### What is being asked
Scan the listing below for the word "that" and state how many lines hold it. Write nothing but the number.

# start of Data for this exercise

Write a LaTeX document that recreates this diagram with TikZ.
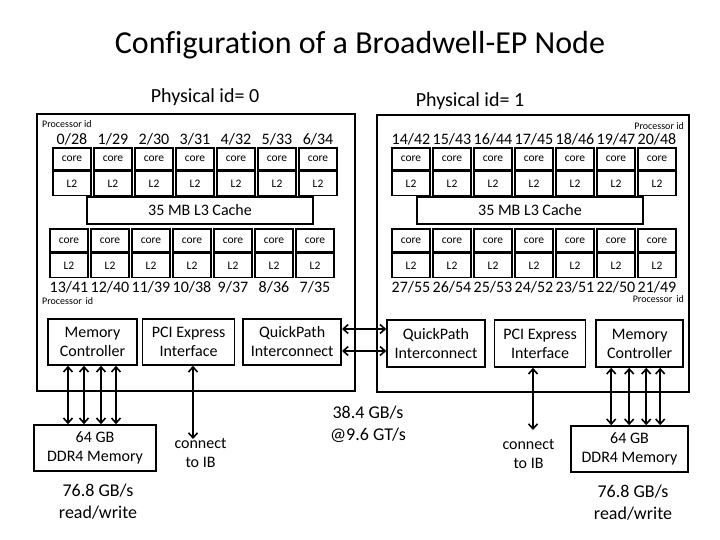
\documentclass[tikz,border=0pt]{standalone}
\usepackage{fontspec}
\setmainfont{Carlito}[Ligatures=NoCommon]
\usetikzlibrary{arrows.meta,positioning}

\newcommand{\sz}[2]{\fontsize{#1}{#2}\selectfont}

\begin{document}
\begin{tikzpicture}[x=1pt,y=-1pt,
	box/.style={rectangle,draw,line width=1.6pt,align=center,inner sep=0pt,font=\sz{16}{19}},
	socket/.style={rectangle,draw,line width=1.8pt,inner sep=0pt},
	corebox/.style={rectangle,draw,line width=1.4pt,minimum width=38pt,inner sep=0pt,font=\sz{11.5}{13}},
	cpuid/.style={inner sep=0pt,font=\sz{16}{19}},
	procid/.style={inner sep=0pt,font=\sz{10}{12}},
	note/.style={align=center,inner sep=0pt,font=\sz{18}{22}},
	links/.style={{Straight Barb[length=5pt,width=9pt]}-{Straight Barb[length=5pt,width=9pt]}, line width=1.6pt}]

	\useasboundingbox (0,0) rectangle (720,540);

	\node[font=\sz{32}{38}] (title) at (360,45) {Configuration of a Broadwell-EP Node};
	\node[font=\sz{20}{24}] (phys0) at (205,97) {Physical id= 0};
	\node[font=\sz{20}{24}] (phys1) at (470,101) {Physical id= 1};

	% sockets
	\node[socket, minimum width=318, minimum height=277] (sock0) at (196,252.5) {};
	\node[socket, minimum width=312, minimum height=277] (sock1) at (533,253.5) {};

	\node[procid, anchor=west] (pid0-top) at (42,124) {Processor id};
	\node[procid, anchor=west] (pid0-bot) at (42,301) {Processor\, id};
	\node[procid, anchor=east] (pid1-top) at (684,126) {Processor id};
	\node[procid, anchor=east] (pid1-bot) at (684,299) {Processor\, id};

	% cores of socket 0
	\foreach \a/\b [count=\i from 0] in {0/28,1/29,2/30,3/31,4/32,5/33,6/34} {
		\node[corebox, minimum height=22] (core0-top\i) at (72+41*\i,159) {core};
		\node[corebox, minimum height=24, below=0pt of core0-top\i] (l2-0-top\i) {L2};
		\node[cpuid] (id0-top\i) at (72+41*\i,139) {\a/\b};
	}
	\foreach \a/\b [count=\i from 0] in {13/41,12/40,11/39,10/38,9/37,8/36,7/35} {
		\node[corebox, minimum height=23] (core0-bot\i) at (69+41*\i,240.5) {core};
		\node[corebox, minimum height=24, below=0pt of core0-bot\i] (l2-0-bot\i) {L2};
		\node[cpuid] (id0-bot\i) at (69+41*\i,287) {\a/\b};
	}
	\node[box, minimum width=226, minimum height=27] (l3-0) at (200,210.5) {35 MB L3 Cache};

	% cores of socket 1
	\foreach \a/\b [count=\i from 0] in {14/42,15/43,16/44,17/45,18/46,19/47,20/48} {
		\node[corebox, minimum height=22] (core1-top\i) at (411+41*\i,159) {core};
		\node[corebox, minimum height=24, below=0pt of core1-top\i] (l2-1-top\i) {L2};
		\node[cpuid] (id1-top\i) at (411+41*\i,139) {\a/\b};
	}
	\foreach \a/\b [count=\i from 0] in {27/55,26/54,25/53,24/52,23/51,22/50,21/49} {
		\node[corebox, minimum height=23] (core1-bot\i) at (411+41*\i,240.5) {core};
		\node[corebox, minimum height=24, below=0pt of core1-bot\i] (l2-1-bot\i) {L2};
		\node[cpuid] (id1-bot\i) at (411+41*\i,287) {\a/\b};
	}
	\node[box, minimum width=226, minimum height=27] (l3-1) at (530,210.5) {35 MB L3 Cache};

	% interfaces
	\node[box, minimum width=89, minimum height=46] (mc0) at (92.5,342) {Memory\\Controller};
	\node[box, minimum width=92, minimum height=46, right=4pt of mc0] (pci0) {PCI Express\\Interface};
	\node[box, minimum width=98, minimum height=46, right=7pt of pci0] (qpi0) {QuickPath\\Interconnect};

	\node[box, minimum width=98, minimum height=47] (qpi1) at (436,343.5) {QuickPath\\Interconnect};
	\node[box, minimum width=91, minimum height=47, right=8pt of qpi1] (pci1) {PCI Express\\Interface};
	\node[box, minimum width=87, minimum height=47, right=9pt of pci1] (mc1) {Memory\\Controller};

	% memory
	\node[box, minimum width=122, minimum height=46] (mem0) at (95,448) {64 GB\\DDR4 Memory};
	\node[box, minimum width=117, minimum height=46] (mem1) at (629.5,449) {64 GB\\DDR4 Memory};

	\foreach \dx in {-24.5,-8.5,8.5,23.5}
		\draw[links] ([xshift=\dx]mc0.south) -- ([xshift=\dx]mc0.south |- mem0.north);
	\foreach \dx in {-28.5,-10.5,6.5,20.5}
		\draw[links] ([xshift=\dx]mc1.south) -- ([xshift=\dx]mc1.south |- mem1.north);

	% QPI links
	\draw[links] ([yshift=13]qpi0.east) -- ([yshift=13]qpi0.east -| qpi1.west);
	\draw[links] ([yshift=-9]qpi0.east) -- ([yshift=-9]qpi0.east -| qpi1.west);

	% PCI to IB
	\node[box, draw=none] (ib0) at (200.5,452.5) {connect\\to IB};
	\node[box, draw=none] (ib1) at (528.5,453.5) {connect\\to IB};
	\coordinate (ib0-top) at (193,439);
	\coordinate (ib1-top) at (533,430);
	\draw[links] (pci0.south -| ib0-top) -- (ib0-top);
	\draw[links] (pci1.south -| ib1-top) -- (ib1-top);

	% bandwidths
	\node[note] (qpi-bw) at (368,424) {38.4 GB/s\\@9.6 GT/s};
	\node[note] (mem0-bw) at (98,501.5) {76.8 GB/s\\read/write};
	\node[note] (mem1-bw) at (633,502.5) {76.8 GB/s\\read/write};

\end{tikzpicture}
\end{document}
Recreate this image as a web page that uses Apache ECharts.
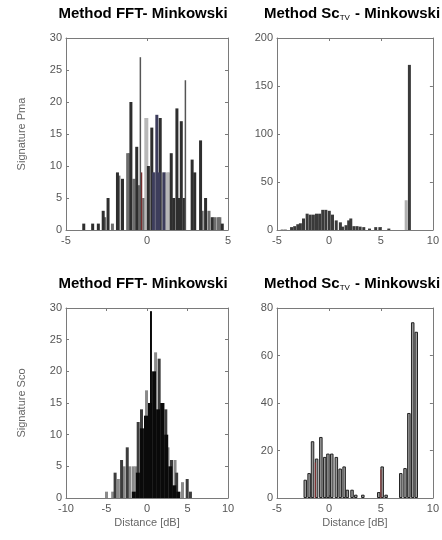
<!DOCTYPE html>
<html><head><meta charset="utf-8">
<script src="https://cdn.jsdelivr.net/npm/echarts@6/dist/echarts.min.js"></script>
<style>html,body{margin:0;padding:0;background:#fff}#c{width:442px;height:540px}</style>
</head><body><div id="c"></div>
<script>
// ---- Texts ----
const panelTitles = [
  '{a|Method FFT- Minkowski}',
  '{a|Method Sc}{s|TV}{a| - Minkowski}',
  '{a|Method FFT- Minkowski}',
  '{a|Method Sc}{s|TV}{a| - Minkowski}'
];
const yNames = ['Signature Pma', '', 'Signature Sco', ''];
const xNames = ['', '', 'Distance [dB]', 'Distance [dB]'];

// ---- Axis ranges [min, max, interval] ----
const xRanges = [[-5, 5, 5], [-5, 10, 5], [-10, 10, 5], [-5, 10, 5]];
const yRanges = [[0, 30, 5], [0, 200, 50], [0, 30, 5], [0, 80, 20]];

// ---- Panel 1: FFT, Signature Pma ----
const pmaFftDark = [[-3.95,1],[-3.4,1],[-3.05,1],[-2.75,3],[-2.45,5],[-1.87,9],[-1.56,8],[-1.04,20],[-0.68,13],
  [0.04,10],[0.25,16],[0.77,17.5],[1.45,12],[1.8,19],[2.07,17],[1.6,5],[1.95,5],[2.25,5],[2.74,11],[2.9,9],
  [3.26,14],[3.57,5],[3.98,2],[4.6,1]];
const pmaFftGray = [[-2.66,2],[-2.18,1],[-1.78,8.5],[-1.24,12],[-1.15,12],[-0.85,8],[-0.55,7],[-0.25,5],
  [3.36,3],[3.78,3],[4.15,2],[4.35,2],[4.45,2]];
const pmaFftLight = [[-0.12,17.5],[0.42,9],[0.95,9],[1.15,9],[1.3,9]];
const pmaFftBlue = [[0.56,18],[0.35,9],[0.7,9],[1.0,9]];
const pmaFftRed = [[-0.37,9]];
const pmaFftThin = [[-0.41,27],[2.37,23.4]];

// ---- Panel 2: ScTV, Signature Pma ----
const pmaTvDark = [[-3.6,3],[-3.3,4],[-3.0,6],[-2.75,7],[-2.45,12],[-2.1,17],[-1.8,16],[-1.5,16],[-1.2,17],
  [-0.9,17],[-0.6,21],[-0.3,21],[0.03,20],[0.34,16],[0.7,10],[1.1,8],[1.3,3.5],[1.64,5],[1.9,10],[2.1,12],
  [2.4,4],[2.7,4],[3.0,3.5],[3.35,3],[3.9,1.5],[4.5,3],[4.9,3],[5.76,1.5],[7.74,172]];
const pmaTvLight = [[-4.5,1],[-4.2,1],[7.43,31]];

// ---- Panel 3: FFT, Signature Sco ----
const scoFftGray = [[-5.06,1],[-4.3,1],[-3.6,3],[-2.9,5],[-2.2,5],[-1.77,5],[-1.44,5],[-0.12,17],[1.0,23],
  [2.53,8],[3.4,6],[4.32,2.5]];
const scoFftDark = [[-4.0,4],[-3.2,6],[-2.5,8],[-1.15,12],[-0.74,14],[1.44,22],[1.9,15],[2.26,14],[2.96,6],
  [3.6,4],[4.9,3],[5.3,1]];
const scoFftBlack = [[-1.75,1],[-1.25,4],[-0.75,11],[-0.25,13],[0.25,15],[0.75,20],[1.25,14],[1.75,15],
  [2.25,10],[2.75,5],[3.25,2],[3.75,1]];
const scoFftPeak = [[0.49,29.5]];

// ---- Panel 4: ScTV, Signature Sco ----
const scoTv = [[-2.4,7.7],[-2.03,10.5],[-1.7,23.9],[-1.31,16.6],[-0.9,25.7],[-0.53,17.3],[-0.22,18.7],[0.15,18.7],
  [0.59,17.3],[0.96,12.4],[1.34,13.3],[1.65,3.5],[2.1,3.5],[2.46,1.4],[3.14,1.4],[4.67,2.5],[5.0,13.3],
  [5.38,1.4],[6.79,10.5],[7.2,12.6],[7.57,35.8],[7.94,74],[8.28,70]];
const scoTvRed = [[-1.31,15],[5.0,12]];

// ---- Layout ----
const grids = [
  {left: 66, top: 38, width: 162, height: 192},
  {left: 277, top: 38, width: 161, height: 192},
  {left: 66, top: 308, width: 162, height: 190},
  {left: 277, top: 308, width: 161, height: 190}
];
const titlePos = [[143, 14], [352, 14], [143, 284], [352, 284]];
const lineCol = '#7a7a7a';
const labelStyle = {color: '#555', fontSize: 11, fontFamily: 'Liberation Sans'};
const nameStyle = {color: '#666', fontSize: 11, fontFamily: 'Liberation Sans'};

const xAxes = [], yAxes = [];
grids.forEach((g, i) => {
  const [xmin, xmax, xint] = xRanges[i];
  const [ymin, ymax, yint] = yRanges[i];
  xAxes.push({type: 'value', gridIndex: i, min: xmin, max: xmax, interval: xint, position: 'bottom',
    axisLine: {show: true, onZero: false, lineStyle: {color: lineCol, width: 1}}, axisTick: {show: true, inside: true, length: 3, lineStyle: {color: lineCol}},
    splitLine: {show: false}, axisLabel: Object.assign({margin: 5}, labelStyle),
    name: xNames[i], nameLocation: 'middle', nameGap: 19, nameTextStyle: nameStyle});
  yAxes.push({type: 'value', gridIndex: i, min: ymin, max: ymax, interval: yint, position: 'left',
    axisLine: {show: true, onZero: false, lineStyle: {color: lineCol, width: 1}}, axisTick: {show: true, inside: true, length: 3, lineStyle: {color: lineCol}},
    splitLine: {show: false}, axisLabel: Object.assign({margin: 4}, labelStyle),
    name: yNames[i], nameLocation: 'middle', nameGap: 39, nameRotate: 90, nameTextStyle: nameStyle});
});
grids.forEach((g, i) => {
  const [xmin, xmax, xint] = xRanges[i];
  const [ymin, ymax, yint] = yRanges[i];
  xAxes.push({type: 'value', gridIndex: i, min: xmin, max: xmax, interval: xint, position: 'top',
    axisLine: {show: true, onZero: false, lineStyle: {color: lineCol, width: 1}}, axisTick: {show: true, inside: true, length: 3, lineStyle: {color: lineCol}},
    splitLine: {show: false}, axisLabel: {show: false}});
  yAxes.push({type: 'value', gridIndex: i, min: ymin, max: ymax, interval: yint, position: 'right',
    axisLine: {show: true, onZero: false, lineStyle: {color: lineCol, width: 1}}, axisTick: {show: true, inside: true, length: 3, lineStyle: {color: lineCol}},
    splitLine: {show: false}, axisLabel: {show: false}});
});

function bars(gi, data, color, width, border) {
  return {type: 'bar', xAxisIndex: gi, yAxisIndex: gi, data: data, barWidth: width, barGap: '-100%',
    silent: true, animation: false,
    itemStyle: {color: color, borderColor: border || color, borderWidth: border ? 1 : 0}};
}

const series = [
  bars(0, pmaFftGray, '#6e6e6e', 3),
  bars(0, pmaFftLight, '#b8b8b8', 4),
  bars(0, pmaFftDark, '#2e2e2e', 3),
  bars(0, pmaFftBlue, '#3d3d5c', 3),
  bars(0, pmaFftRed, '#7a2a2a', 2),
  bars(0, pmaFftThin, '#555555', 1.5),
  bars(1, pmaTvLight, '#b0b0b0', 3),
  bars(1, pmaTvDark, '#3a3a3a', 3),
  bars(2, scoFftGray, '#8a8a8a', 3),
  bars(2, scoFftDark, '#3c3c3c', 3),
  bars(2, scoFftBlack, '#0a0a0a', 4),
  bars(2, scoFftPeak, '#0a0a0a', 2),
  bars(3, scoTv, '#9a9a9a', 3.5, '#222'),
  bars(3, scoTvRed, '#8a3030', 1)
];

const richStyle = {
  a: {fontSize: 15, fontWeight: 'bold', fontFamily: 'Liberation Sans', color: '#111'},
  s: {fontSize: 8, fontFamily: 'Liberation Sans', color: '#333', verticalAlign: 'bottom', padding: [6, 1, 0, 0]}
};
const graphic = panelTitles.map((t, i) => ({
  type: 'text', x: titlePos[i][0], y: titlePos[i][1], silent: true,
  style: {text: t, rich: richStyle, align: 'center', verticalAlign: 'middle'}
}));

const chart = echarts.init(document.getElementById('c'), null, {renderer: 'canvas'});
chart.setOption({
  backgroundColor: '#fff',
  animation: false,
  grid: grids,
  xAxis: xAxes,
  yAxis: yAxes,
  series: series,
  graphic: graphic
});
</script></body></html>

# end of Data for this exercise

### The solution
2